An Open Window & A Steel Curtain

My all-time favorite television sitcom is a show called “The Wonder Years”.  It’s the saga of a teenage boy growing up in the late 1960s.  Kevin Arnold, the show’s protagonist, chronicles the inner thoughts and feelings of a middle school boy finding his way in a turbulent world.   Back in college, “The Wonder Years” absolutely captivated me and I’ve only recently figured out why.

 The truth is, there’s a teenage boy living somewhere inside all men.  No matter what age, in some way, we still see the world through the eyes of a 13-year old boy.  Yes, we walk around in big boy bodies doing our big boy things every day.  But if we are completely honest, we still desire for the world to be comfortable for us and for things to work out the way we want them to, which is the mindset of a typical middle schooler.  Like the adult narrator from “The Wonder Years”, I have a tendency to revert back to my teenage psyche to cope with life’s most pressing challenges.  Why do I do this?  It’s where I feel most comfortable.

Middle school was the last time in my life that my heart was so open to the possibility of what life could truly become.  At age 13, I was on the cusp of manhood, but I knew I was still a boy.  It was the last time in life that there wasn’t very much being required of me and it felt like freedom.  I recall feeling a huge anticipation of what was to become.  I felt like I was on the verge of something great but I was also scared and confused at the same time wondering if I had “what it takes” to be a man.  I remember wishing I could have stayed where I was – soaking it all in for a while longer.  The teenage years are in fact the “The Wonder Years” and I think that most men glamorize that time and subliminally want to stay there. It’s no coincidence that this is the perfect time to teach the ways of manhood.

There’s an incredible window of opportunity we have to equip our young men with all the tools they need for manhood.  Between the ages of 12-14, a young man’s mind and heart are wide open to learning from an adult male.  But most will require a push.  As they are on the precipice of responsibility, they will naturally want to pause there.  They will instinctively want to stay where things are safe, comfortable and easy.  Without the active guidance from an adult man, that is exactly where they will stay.  A lot of men, never really move off of that emotional mark and will spend their adult lives trying to recapture that false comfort.  Most of us will get stuck in a virtual teenage emotional time capsule – seeing the world through the eyes of a 13-year old boy.

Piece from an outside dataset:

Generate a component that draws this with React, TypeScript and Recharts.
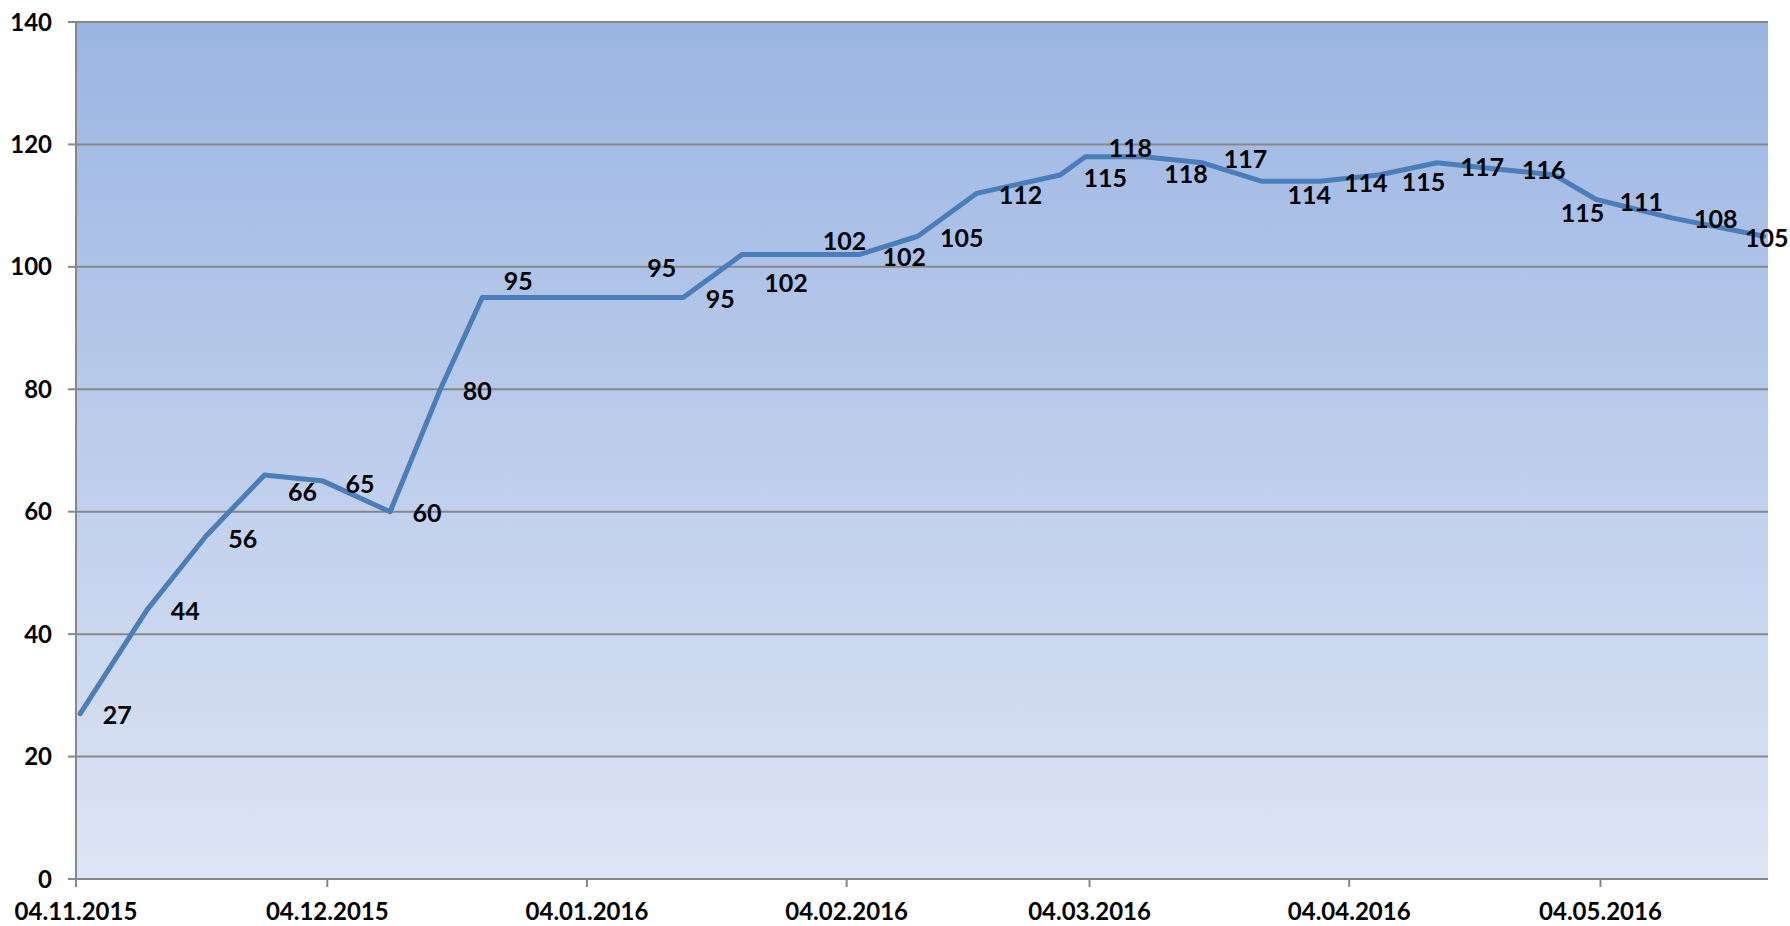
import { LineChart, Line, XAxis, YAxis, CartesianGrid, LabelList } from 'recharts'

const dates = [
  '04.11.2015', '12.11.2015', '19.11.2015', '26.11.2015', '03.12.2015', '11.12.2015', '17.12.2015',
  '22.12.2015', '08.01.2016', '15.01.2016', '22.01.2016', '29.01.2016', '05.02.2016', '12.02.2016',
  '19.02.2016', '29.02.2016', '03.03.2016', '10.03.2016', '17.03.2016', '24.03.2016', '31.03.2016',
  '07.04.2016', '14.04.2016', '21.04.2016', '28.04.2016', '03.05.2016', '12.05.2016', '23.05.2016',
]
const values = [
  27, 44, 56, 66, 65, 60, 80,
  95, 95, 95, 102, 102, 102, 105,
  112, 115, 118, 118, 117, 114, 114,
  115, 117, 116, 115, 111, 108, 105,
]
const xTickLabels = ['04.11.2015', '04.12.2015', '04.01.2016', '04.02.2016', '04.03.2016', '04.04.2016', '04.05.2016']
const yTicks = [0, 20, 40, 60, 80, 100, 120, 140]
const axisEnd = '24.05.2016'

// hand placed data labels in the original (dx, dy from the point)
const labelShift: [number, number][] = [
  [37, 1], [38, 1], [37, 3], [38, 17], [37, 3], [37, 1], [37, 2],
  [36, -16], [37, -29], [37, 2], [44, 28], [44, -14], [45, 2], [44, 2],
  [44, 2], [45, 3], [45, -9], [42, 17], [43, -4], [48, 14], [46, 2],
  [45, 7], [45, 4], [48, 1], [28, 38], [45, 2], [44, 1], [3, 2],
]

const GRID = '#878787'
const FONT = 'Lato'

const toUtc = (s: string) => {
  const [d, m, y] = s.split('.').map(Number)
  return Date.UTC(y, m - 1, d)
}
const start = toUtc(xTickLabels[0])
const dayOf = (s: string) => Math.round((toUtc(s) - start) / 86400000)

// date axis: every date sits in the middle of its day slot, like Excel
const data = dates.map((d, i) => ({ day: dayOf(d) + 0.5, value: values[i] }))
const xTicks = xTickLabels.map(dayOf)

function PointLabel(props: any) {
  const { x, y, value, index } = props
  const [dx, dy] = labelShift[index] ?? [44, 2]
  return (
    <text
      x={Number(x) + dx}
      y={Number(y) + dy + 9}
      textAnchor="middle"
      fontFamily={FONT}
      fontWeight={700}
      fontSize={25}
      fill="#000"
    >
      {value}
    </text>
  )
}

export default function App() {
  const tickStyle = { fill: '#000', fontSize: 24, fontWeight: 700, fontFamily: FONT }
  return (
    <div style={{ position: 'absolute', left: 0, top: 0, background: '#fff' }}>
      <LineChart width={1790} height={926} data={data} margin={{ top: 22, right: 22, bottom: 0, left: 0 }}>
        <defs>
          <linearGradient id="plotBg" x1="0" y1="0" x2="0" y2="1">
            <stop offset="0%" stopColor="#9bb5e3" />
            <stop offset="100%" stopColor="#dee5f4" />
          </linearGradient>
        </defs>
        <CartesianGrid vertical={false} fill="url(#plotBg)" fillOpacity={1} stroke={GRID} strokeWidth={2} />
        <XAxis
          type="number"
          dataKey="day"
          domain={[0, dayOf(axisEnd)]}
          ticks={xTicks}
          interval={0}
          allowDataOverflow
          tickFormatter={(v: number) => xTickLabels[xTicks.indexOf(v)] ?? ''}
          height={47}
          axisLine={{ stroke: GRID, strokeWidth: 2 }}
          tickLine={{ stroke: GRID, strokeWidth: 2 }}
          tickSize={8}
          tickMargin={16}
          tick={tickStyle}
        />
        <YAxis
          domain={[0, 140]}
          ticks={yTicks}
          interval={0}
          width={76}
          axisLine={{ stroke: GRID, strokeWidth: 2 }}
          tickLine={{ stroke: GRID, strokeWidth: 2 }}
          tickSize={8}
          tickMargin={16}
          tick={tickStyle}
        />
        <Line
          type="linear"
          dataKey="value"
          stroke="#4a7ebb"
          strokeWidth={5}
          strokeLinejoin="round"
          strokeLinecap="round"
          dot={false}
          isAnimationActive={false}
        >
          <LabelList dataKey="value" content={PointLabel} />
        </Line>
      </LineChart>
    </div>
  )
}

This is why the active initiation of teenage boys is so imperative in our society.   As it turns out, the window of opportunity to impart the true essence of manhood to a teenage boy is over very quickly.  When a young man reaches high school, a steel curtain seems to drop down and put a seal on his concept of masculinity.   What he’s learned up to that point is pretty much the playbook he will use for the rest of his life. A man’s core masculine psyche is normally defined by the age of 15.  If you miss it, then his concept of masculinity is pretty much locked in and it’s very difficult to retrace those steps.  If you don’t believe me, then think about your middle school buddies.  Have they matured much over the years?  While their physical features have changed quite a bit, I would imagine they’re outlook on life is pretty much the same as it was in 8th grade.

This is currently taking place in my own family.  Last year my 14-year old son went on a trip to Haiti with his youth group and had a very powerful experience.  This year my wife is going to India on a mission trip and he wants nothing to do with it.  He literally said he’s going through his “self-absorbed” phase and if he ever does another mission trip it will be with his friends (not his mommy). It’s no surprise that my twelve-year old son is now begging her to take him.

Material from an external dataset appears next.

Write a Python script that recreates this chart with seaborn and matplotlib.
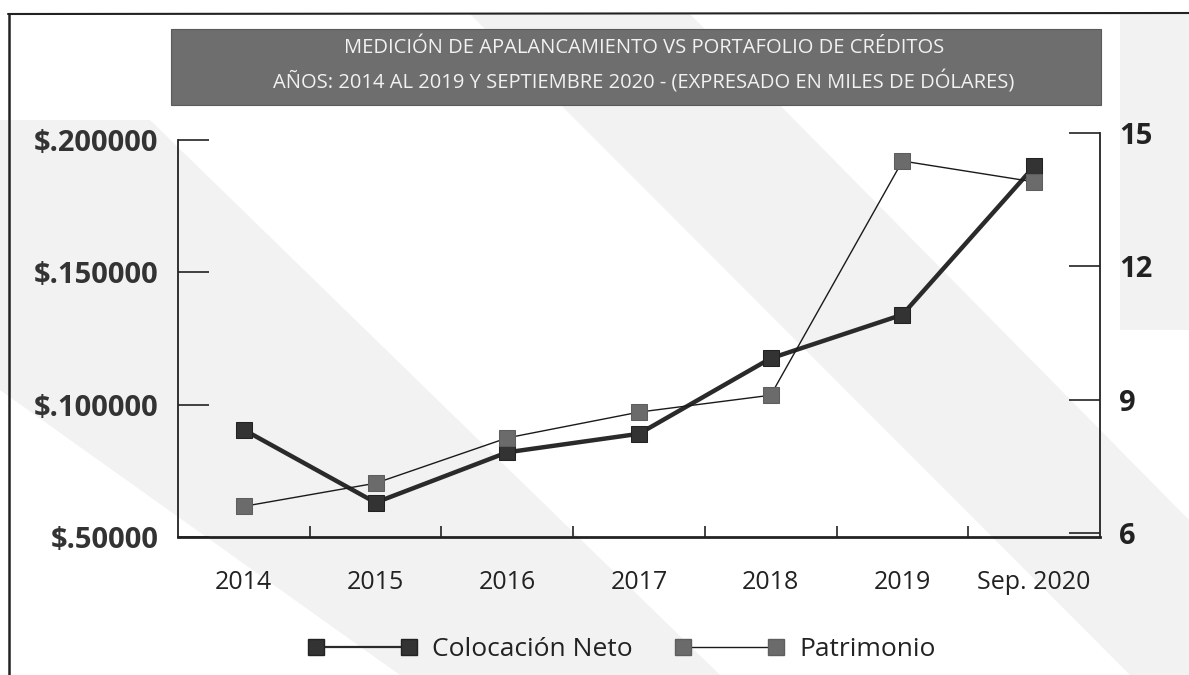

This window of opportunity is over in the blink of an eye so we must act quickly. Most dads will miss it thinking that my “boy is too young” or “not ready” to engage in the intentional dialogue that a “Man Quest” requires.  Then before you know it, he’s developing facial hair, getting his first job, a girlfriend, a driver’s license, and the steel curtain drops down in dramatic fashion.  The window is difficult to recognize and it closes so abruptly that all dads, grandfathers, brothers, uncles and mentors must act quickly.  There’s no doubt that the longer you wait to relay a real and true definition of manhood – the harder it gets.

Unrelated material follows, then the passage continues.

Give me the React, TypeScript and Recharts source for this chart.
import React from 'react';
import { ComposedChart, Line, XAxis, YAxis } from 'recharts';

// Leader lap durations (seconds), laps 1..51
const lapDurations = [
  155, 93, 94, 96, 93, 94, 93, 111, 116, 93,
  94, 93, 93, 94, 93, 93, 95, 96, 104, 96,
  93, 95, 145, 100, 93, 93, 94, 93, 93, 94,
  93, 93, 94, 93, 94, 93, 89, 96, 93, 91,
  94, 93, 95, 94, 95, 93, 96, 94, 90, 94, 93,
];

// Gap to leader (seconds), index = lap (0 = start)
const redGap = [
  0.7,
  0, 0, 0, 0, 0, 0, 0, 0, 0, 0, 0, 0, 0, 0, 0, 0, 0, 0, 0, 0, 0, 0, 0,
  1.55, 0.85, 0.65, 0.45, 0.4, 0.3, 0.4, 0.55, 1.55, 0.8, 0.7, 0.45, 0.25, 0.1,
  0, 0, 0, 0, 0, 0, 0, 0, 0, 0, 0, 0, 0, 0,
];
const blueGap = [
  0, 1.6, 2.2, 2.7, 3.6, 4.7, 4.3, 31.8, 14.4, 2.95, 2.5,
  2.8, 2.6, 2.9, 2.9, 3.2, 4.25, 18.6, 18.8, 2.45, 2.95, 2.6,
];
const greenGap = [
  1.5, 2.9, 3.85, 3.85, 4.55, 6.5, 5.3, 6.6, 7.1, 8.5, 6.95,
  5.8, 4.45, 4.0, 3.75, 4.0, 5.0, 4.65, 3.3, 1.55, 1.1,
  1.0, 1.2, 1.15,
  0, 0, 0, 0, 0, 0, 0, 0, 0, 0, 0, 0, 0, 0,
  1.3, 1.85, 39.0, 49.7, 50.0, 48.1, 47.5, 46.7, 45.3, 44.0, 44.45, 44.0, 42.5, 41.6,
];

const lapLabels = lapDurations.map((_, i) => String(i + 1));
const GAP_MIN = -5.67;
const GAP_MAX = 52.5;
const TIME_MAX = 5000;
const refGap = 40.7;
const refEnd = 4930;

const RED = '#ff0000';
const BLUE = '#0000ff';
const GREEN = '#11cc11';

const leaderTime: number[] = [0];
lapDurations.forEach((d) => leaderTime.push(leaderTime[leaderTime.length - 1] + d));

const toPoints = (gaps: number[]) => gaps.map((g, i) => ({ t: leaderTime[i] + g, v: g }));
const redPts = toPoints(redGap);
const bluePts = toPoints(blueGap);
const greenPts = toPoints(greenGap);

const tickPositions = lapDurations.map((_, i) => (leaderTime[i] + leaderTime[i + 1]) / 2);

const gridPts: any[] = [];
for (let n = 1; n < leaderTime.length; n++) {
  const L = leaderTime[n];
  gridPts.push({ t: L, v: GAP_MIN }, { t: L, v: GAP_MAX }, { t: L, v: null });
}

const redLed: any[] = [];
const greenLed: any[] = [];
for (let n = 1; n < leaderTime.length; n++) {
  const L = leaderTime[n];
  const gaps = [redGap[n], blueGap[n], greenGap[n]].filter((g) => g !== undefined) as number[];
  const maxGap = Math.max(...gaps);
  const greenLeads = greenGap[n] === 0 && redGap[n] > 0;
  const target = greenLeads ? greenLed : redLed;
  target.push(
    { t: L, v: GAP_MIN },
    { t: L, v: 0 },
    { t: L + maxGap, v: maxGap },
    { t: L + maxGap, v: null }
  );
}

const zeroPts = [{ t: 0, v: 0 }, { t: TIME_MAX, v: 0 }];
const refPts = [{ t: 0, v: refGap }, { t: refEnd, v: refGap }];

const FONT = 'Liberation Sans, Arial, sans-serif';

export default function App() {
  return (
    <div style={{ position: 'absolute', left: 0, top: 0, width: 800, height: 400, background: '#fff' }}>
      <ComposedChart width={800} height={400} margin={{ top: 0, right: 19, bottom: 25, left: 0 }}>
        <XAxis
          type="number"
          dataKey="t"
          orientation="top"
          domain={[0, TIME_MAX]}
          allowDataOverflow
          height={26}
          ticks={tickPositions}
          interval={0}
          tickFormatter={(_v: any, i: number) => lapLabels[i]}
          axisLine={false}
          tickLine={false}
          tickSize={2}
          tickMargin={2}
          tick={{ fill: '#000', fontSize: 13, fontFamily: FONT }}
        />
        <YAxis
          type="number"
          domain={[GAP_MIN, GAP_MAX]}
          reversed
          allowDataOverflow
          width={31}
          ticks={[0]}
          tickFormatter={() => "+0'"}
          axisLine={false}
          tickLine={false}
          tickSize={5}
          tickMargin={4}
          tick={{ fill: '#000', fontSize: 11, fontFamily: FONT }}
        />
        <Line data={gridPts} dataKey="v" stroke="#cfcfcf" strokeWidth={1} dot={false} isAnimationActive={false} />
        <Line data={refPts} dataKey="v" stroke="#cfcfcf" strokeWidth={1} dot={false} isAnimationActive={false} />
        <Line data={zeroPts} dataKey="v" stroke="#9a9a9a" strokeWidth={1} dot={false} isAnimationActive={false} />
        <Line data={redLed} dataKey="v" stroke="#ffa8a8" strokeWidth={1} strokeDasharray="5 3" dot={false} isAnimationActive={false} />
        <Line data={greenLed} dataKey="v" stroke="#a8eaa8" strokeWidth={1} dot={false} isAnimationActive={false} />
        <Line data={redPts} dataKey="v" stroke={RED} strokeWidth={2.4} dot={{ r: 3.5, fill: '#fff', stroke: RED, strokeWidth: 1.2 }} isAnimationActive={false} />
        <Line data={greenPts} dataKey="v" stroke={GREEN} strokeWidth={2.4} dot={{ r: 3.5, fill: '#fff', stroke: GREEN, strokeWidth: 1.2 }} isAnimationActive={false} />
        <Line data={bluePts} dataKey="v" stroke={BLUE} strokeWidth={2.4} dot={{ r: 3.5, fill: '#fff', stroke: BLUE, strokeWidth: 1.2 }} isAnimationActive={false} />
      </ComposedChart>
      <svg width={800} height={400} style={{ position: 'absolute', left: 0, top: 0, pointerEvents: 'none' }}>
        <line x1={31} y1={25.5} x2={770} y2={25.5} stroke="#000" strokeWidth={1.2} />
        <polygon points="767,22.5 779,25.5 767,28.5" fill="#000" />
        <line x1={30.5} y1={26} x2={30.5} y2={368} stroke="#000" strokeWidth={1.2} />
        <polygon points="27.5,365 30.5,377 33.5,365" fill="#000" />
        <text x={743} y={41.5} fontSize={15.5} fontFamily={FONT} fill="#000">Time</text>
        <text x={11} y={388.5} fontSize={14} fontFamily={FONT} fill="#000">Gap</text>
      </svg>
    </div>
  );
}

As it turns out, as a man, I am still wrestling with my inner teenage boy.  He’s still alive and well, but I am constantly re-training him on what it takes to be a man.  As it turns out, it’s never too late to teach him. When he wants to take the easy route and keep life nice and simple, then I challenge him to step up.  I don’t want to kill the Kevin Arnold who lives inside of me.  He reminds me not to take myself so seriously and to live life to the full – which every man needs.  He gives me optimism and a thirst for something greater – which I desperately hope for.  And from time to time when I am tempted to revert back to my selfish adolescent mindset, I remind the little boy to “man-up” and embrace the actions of a man.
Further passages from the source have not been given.